Ademais, em seus estudos, Grovogui (2013) mostra sua preocupação sobre a relação conhecimento-poder. Para ele essa relação oferece possibilidades de resistência a discursos dominantes de representação através da criação de narrativas alternativas. Sob essa ótica, em sua primeira obra, Sovereigns, Quasi Sovereigns and Africans (1996), o autor faz uma reavaliação a produção do “conhecimento internacional” a respeito do “não ocidental”, em especial a partir da presença de discursos de autodeterminação e raça no processo de descolonização da África e no direito internacional.
Seguindo essa mesma lógica, em sua segunda obra, Beyond Eurocentrism and Anarchy (2006) enaltece uma crítica ao eurocentrismo e ao ocidentalismo, inerente ao “postulado que a Europa é a proprietária exclusiva da ciência legítima, das instituições e moral universal e dos cânones intelectuais indispensáveis” (GALINDO, G. R. B.; RORIZ, J. H. R., 2015). Logo a relação conhecimento-poder se estende ao longo do processo construção de narrativas pro-ocidente, na qual é definitivamente influenciado pela perspectiva pós estruturalista de autorreferência na produção do conhecimento que se reafirma e se retroalimenta de forma contínua, sempre de um mesmo lugar. (GROVOGUI, 2013).
Em última análise, o pensador afirma que através dos vários processos de colonização que ocorreram ao redor do globo, se desenvolveu os estudos pós-coloniais que deram margem para uma reavaliação da história africana, na qual foi gerando um maior destaque às vozes silenciadas dos povos marginalizados, favorecendo assim análises mais críticas as heranças deixadas na África moderna, resultantes do extenso período de dominação colonial exercido pelos europeus.
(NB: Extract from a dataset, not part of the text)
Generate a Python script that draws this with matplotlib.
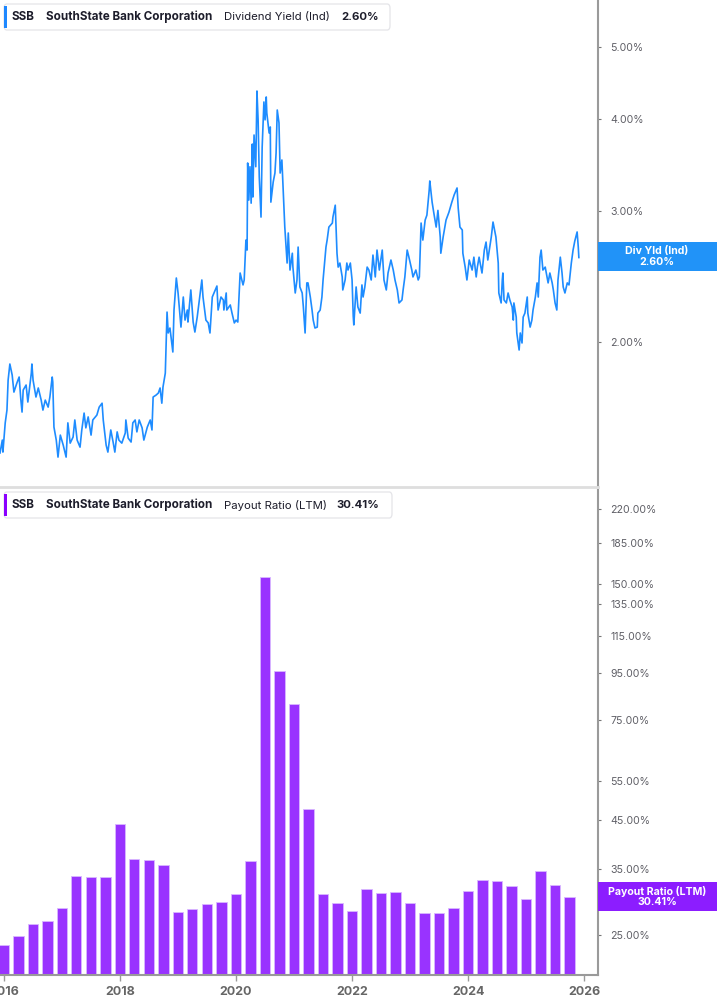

Nas palavras do autor, “[…] o discurso colonial reconciliou o direito dos povos coloniais à autodeterminação com a necessidade dos colonialistas de preservarem suas posições hegemônicas.” (GROVOGUI, 1996, p. 6), para o autor, foi permissiva à propagação dessa relação assimétrica colonial, resultando assim no subdesenvolvimento e marginalização do continente africano nos dias de hoje. Nesse sentindo, o crítico sintetiza:
“A relação entre o self Europeu e o outro não-Europeu foi caracterizada primeiramente pela confrontação que surge da expansão europeia e pela resultante exploração do outro. Esta interação exploradora foi organizada em torno de um conjunto de valores, uma ideologia, cujo sistema filosófico, ou episteme, emergiu durante o Iluminismo para guiar a práxis Ocidental. […] Em adição, a constelação de princípios e regras que se aplicavam aos não-Europeus era parte de um processo gerador dependente de uma tradição de alteridade e ocultamento, de silenciamento de direitos, reivindicações, e interesses de comunidades não ocidentais”. (GROVOGUI, 1996, p. 63).
Diante do exposto, Siba Grovogui levanta relevantes questões ao criticar as cicatrizes deixadas pelo processo de colonização e como história da África foi claramente construída pelos europeus, muito mais do que pelos próprios africanos. Dessa forma, o pensador traz grandes contribuições e ferramentas aos estudos pós coloniais nas relações internacionais, permitindo que análises a respeito da continuidade das relações coloniais na modernidade sejam realizadas, além de reconhecer que a problematização da relação assimétrica no SI (sistema internacional) se ver necessária, assim como o reconhecimento da complexidade e pluralidade da produção de conhecimento africana, que por muito tempo foi oprimida por um único viés (eurocêntrico).
Referências:
GROVOGUI, S.N. Beyond Eurocentrism and Anarchy. Culture and Religion in International Relations. Palgrave Macmillan, a division of Nature America Inc. New York , 2006.
GROVOGUI, Siba N’Zatioula. Sovereigns, Quasi Sovereigns and Africans. Minneapolis: University of Minessota Press, 1996.
GROVOGUI, Siba N. Postcolonialism. In: Dunne, Tim; Kurki, Milja; Smith, Steve. International Relations Theories – Discipline and Diversity. United Kingdom: Oxford University Press, 2013.
GALINDO, G. R. B.; RORIZ, J. H. R. Da teoria à política: a perspectiva pós-colonial nos estudos de relações internacionais e direito internacional. In: ENCONTRO NACIONAL DA ABRI, 5, 2015, Belo Horizonte.
NOBRES, G. Giannattasio. Heranças Coloniais Na África Moderna: Análise Pós-Colonial. Universidade Federal Do Rio De Janeiro. Rio de Janeiro, 2017.